The crook of my arm has been hers from the day she was born. Even on days I’ve had bad neck or back pain, I would cradle her for a short while.
My mother has been advising me to stop this habit for a while… but I haven’t been able to. Now I know it’s time to wean her off my arm. But how, because I know when Plus makes an appearance s/he will be cradled too… it’s the easiest way to put the baby to sleep. By cradling it in your arm, and just letting your body warmth soothe it to sleep. Better than rocking and marching up and down the room.
This is not my only worry — O is an independent little girl. When she was just 15 months old, R and I took off for a couple of days, leaving her with my mum. And she was fine. She travelled alone to India when she was just 5+ years.

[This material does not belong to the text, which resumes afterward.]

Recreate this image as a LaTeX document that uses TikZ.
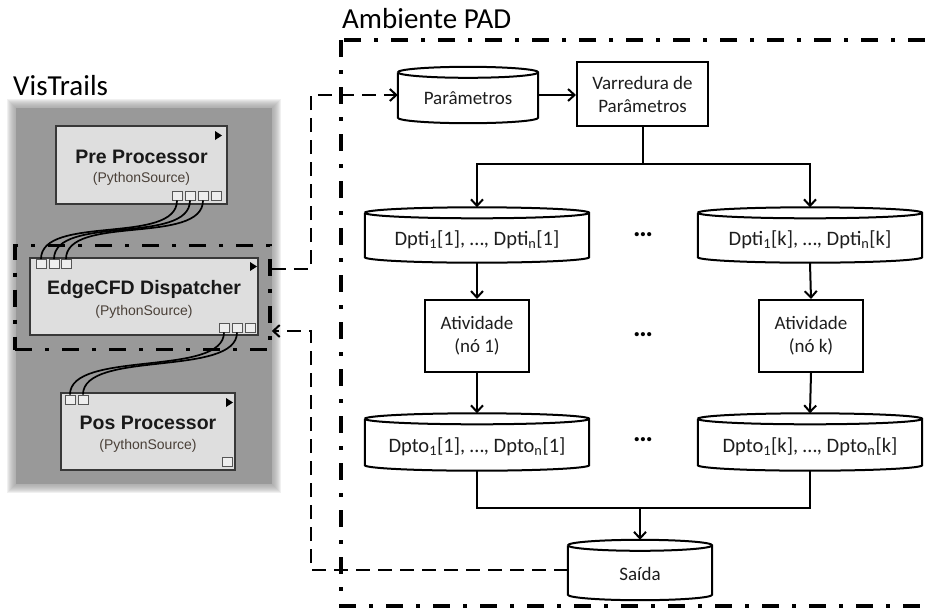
\documentclass[tikz,border=0pt]{standalone}
\usepackage{fontspec}
\setmainfont{Carlito}
\newfontfamily\arialfont{Liberation Sans}
\usetikzlibrary{arrows.meta,calc}

\definecolor{panelgray}{HTML}{999999}
\definecolor{modfill}{HTML}{DEDEDE}
\definecolor{modline}{HTML}{383838}
\definecolor{subtxt}{HTML}{4A4038}
\definecolor{labeltxt}{HTML}{1E1E1E}

\tikzset{
  barb/.style={-{Straight Barb[length=6.5pt,width=12pt,line width=2pt]}},
  flow/.style={line width=2pt, barb},
  plain/.style={line width=2pt},
  procbox/.style={draw, line width=2pt, align=center, text=labeltxt,
    font=\fontsize{19}{23}\selectfont, inner sep=0pt},
  dbshape/.style={inner sep=0pt},
  dblabel/.style={inner sep=0pt, text=labeltxt},
  smalltxt/.style={font=\fontsize{19}{23}\selectfont},
  bigtxt/.style={font=\fontsize{20.5}{24}\selectfont},
  frameline/.style={line width=3.5pt, dash pattern=on 17pt off 13pt on 4pt off 13pt},
  linkline/.style={line width=2.5pt, dash pattern=on 14pt off 8pt},
  module/.style={draw=modline, fill=modfill, line width=1.5pt, inner sep=0pt},
  modtitle/.style={font=\arialfont\bfseries\fontsize{19.5}{22}\selectfont, text=black!90},
  modsub/.style={font=\arialfont\fontsize{14}{16}\selectfont, text=subtxt},
  port/.style={draw=modline!85, fill=modfill!50!white, line width=0.9pt,
    minimum width=10pt, minimum height=9pt, inner sep=0pt},
  wire/.style={line width=1.7pt},
  title/.style={font=\fontsize{29}{32}\selectfont, anchor=base west, inner sep=0pt},
  dots/.style={font=\bfseries\fontsize{28}{30}\selectfont},
}

% database symbol drawn around a named node: side walls, bottom arc, top ellipse
\newcommand\drawdb[2][5.5pt]{%
  \draw[line width=2pt] let \p1=(#2.north west), \p2=(#2.south east),
      \n1={(\x2-\x1)/2} in
    (\x1,\y1-#1) -- (\x1,\y2+#1)
      arc[start angle=180,end angle=360,x radius=\n1,y radius=#1]
      -- (\x2,\y1-#1)
      arc[start angle=0,end angle=180,x radius=\n1,y radius=#1]
    (\x1,\y1-#1) arc[start angle=180,end angle=360,x radius=\n1,y radius=#1];}

\begin{document}
\begin{tikzpicture}[x=1pt,y=-1pt]
\clip (0,0) rectangle (930,614);
\fill[white] (0,0) rectangle (930,614);

% ---------------- VisTrails side ----------------
\node[title] (vt) at (13,95) {VisTrails};

% soft grey panel
\foreach \i in {9,8,...,1}
  \fill[panelgray, opacity=0.14] (16-\i,108-\i) rectangle (272+\i,484+\i);
\fill[panelgray] (16,108) rectangle (272,484);

% modules
\node[module, minimum width=171pt, minimum height=78pt] (pre) at (141.5,165) {};
\node[modtitle] (preT) at (141.5,157) {Pre Processor};
\node[modsub] (preS) at (141.5,178.5) {(PythonSource)};

\node[module, minimum width=228pt, minimum height=77pt] (disp) at (144,296.5) {};
\node[modtitle] (dispT) at (144,289) {EdgeCFD Dispatcher};
\node[modsub] (dispS) at (144,311.5) {(PythonSource)};

\node[module, minimum width=174pt, minimum height=77pt] (pos) at (148,431.5) {};
\node[modtitle] (posT) at (148,423) {Pos Processor};
\node[modsub] (posS) at (148,445.5) {(PythonSource)};

% run triangles
\fill (215,131) -- (222,135.5) -- (215,140) -- cycle;
\fill (250,262) -- (257,266.5) -- (250,271) -- cycle;
\fill (226,398) -- (233,402.5) -- (226,407) -- cycle;

% ports
\foreach \n/\x in {1/177,2/190,3/203,4/216}
  \node[port] (pp\n) at (\x,195.5) {};
\foreach \n/\x in {1/41,2/54,3/66}
  \node[port] (di\n) at (\x,264) {};
\foreach \n/\x in {1/224,2/237,3/250}
  \node[port] (do\n) at (\x,327.5) {};
\foreach \n/\x in {1/70,2/83}
  \node[port] (pi\n) at (\x,399.5) {};
\node[port] (po1) at (227,461.5) {};

% wires between ports
\foreach \n in {1,2,3}
  \draw[wire] (pp\n.south) .. controls +(0,45) and +(0,-45) .. (di\n.north);
\foreach \n in {1,2}
  \draw[wire] (do\n.south) .. controls +(0,45) and +(0,-45) .. (pi\n.north);

% frame around the dispatcher
\node[frameline, draw, minimum width=255pt, minimum height=104pt, inner sep=0pt]
  (dfr) at (142.5,297.5) {};

% ---------------- PAD environment ----------------
\node[title] (pad) at (342,28) {Ambiente PAD};
\draw[frameline] (341,40) rectangle (960,606);

\node[dbshape, minimum width=140pt, minimum height=56pt] (par) at (468,95) {};
\drawdb{par}
\node[dblabel, smalltxt] (parT) at ([yshift=-3pt]par.center) {Parâmetros};
\node[procbox, minimum width=131pt, minimum height=64pt] (var) at (642.5,94) {Varredura de\\Parâmetros};

\node[dbshape, minimum width=224pt, minimum height=55pt] (dti1) at (477,235) {};
\drawdb{dti1}
\node[dblabel, bigtxt] (dti1T) at ([yshift=-5pt]dti1.center)
  {Dpti\textsubscript{1}[1], …, Dpti\textsubscript{n}[1]};
\node[dbshape, minimum width=224pt, minimum height=55pt] (dtik) at (810,235) {};
\drawdb{dtik}
\node[dblabel, bigtxt] (dtikT) at ([yshift=-5pt]dtik.center)
  {Dpti\textsubscript{1}[k], …, Dpti\textsubscript{n}[k]};

\node[procbox, minimum width=104pt, minimum height=72pt] (at1) at (477,336) {Atividade\\(nó 1)};
\node[procbox, minimum width=104pt, minimum height=72pt] (atk) at (811,336) {Atividade\\(nó k)};

\node[dbshape, minimum width=224pt, minimum height=57pt] (dto1) at (477,442) {};
\drawdb{dto1}
\node[dblabel, bigtxt] (dto1T) at ([yshift=-5pt]dto1.center)
  {Dpto\textsubscript{1}[1], …, Dpto\textsubscript{n}[1]};
\node[dbshape, minimum width=224pt, minimum height=57pt] (dtok) at (810,442) {};
\drawdb{dtok}
\node[dblabel, bigtxt] (dtokT) at ([yshift=-5pt]dtok.center)
  {Dpto\textsubscript{1}[k], …, Dpto\textsubscript{n}[k]};

\node[dbshape, minimum width=144pt, minimum height=60pt] (sai) at (640,570) {};
\drawdb{sai}
\node[dblabel, smalltxt] (saiT) at ([yshift=-4pt]sai.center) {Saída};

\node[dots] (d1) at (643,235) {…};
\node[dots] (d2) at (643,335) {…};
\node[dots] (d3) at (643,440) {…};

% flow connectors
\draw[flow] (par.east) -- (par.east -| var.west);
\coordinate (split) at ($(var.south)+(0,37)$);
\draw[plain] (var.south) -- (split);
\draw[flow] (split) -| (dti1.north);
\draw[flow] (split) -| (dtik.north);
\draw[flow] (dti1.south) -- (at1.north);
\draw[flow] (dtik.south) -- (atk.north);
\draw[flow] (at1.south) -- (dto1.north);
\draw[flow] (atk.south) -- (dtok.north);
\coordinate (merge) at ($(sai.north)+(0,-32)$);
\draw[plain] (dto1.south) |- (merge) -| (dtok.south);
\draw[flow] (merge) -- (sai.north);

% links between VisTrails and the PAD environment
\draw[linkline, barb] ([yshift=28.5pt]dfr.east) -- ++(39,0) |- (par.west);
\draw[linkline, barb] (sai.west) -| ([xshift=39pt,yshift=-33.5pt]dfr.east)
  -- ([yshift=-33.5pt]dfr.east);
\end{tikzpicture}
\end{document}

She is reasonable about my work hours, about my schedule, that I am not the cooking-fresh-meals kind of mum (though she wants me to be)… but of late she has been a bit more clingy. She is not very happy about me leaving her at home with the baby sitter late in the evenings. She refuses to listen to reason.
That’s when I realise that she is not yet a girl, she is still my little baby, who eagerly awaits another, but yet has her fears. Which she doesn’t voice — probably scared that I will change my mind. After all she has been at us for 2 years now, demanding a bro or sis.
She has made expansive promises on how she will help take care of the baby. I only hope she doesn’t dip it in her bath water, holding it by the hair, the way she does her dolls.
I talk to her and try to tell her gently that things will change in a few months, and that she has a role to play too.
A friend suggested that I tell her that she would always be the most special as she came first. But I can’t ever do that, given that I’m the youngest of 4, and am never allowed to forget (by my siblings) that I probably was an after thought!
It would be easiest to tell her that everything will be hunky-dory and her Amma will still have all the time in the world for her, even later. Easy, but untrue… I am hoping reasoning and understanding will hold me in good stead.
When I tell her, that it’s the turn of Plus to lie in the crook of my arm, I hope she smiles and says go ahead.
But knowing how insecure I can get, I am sure I would take that as a personal rejection as well.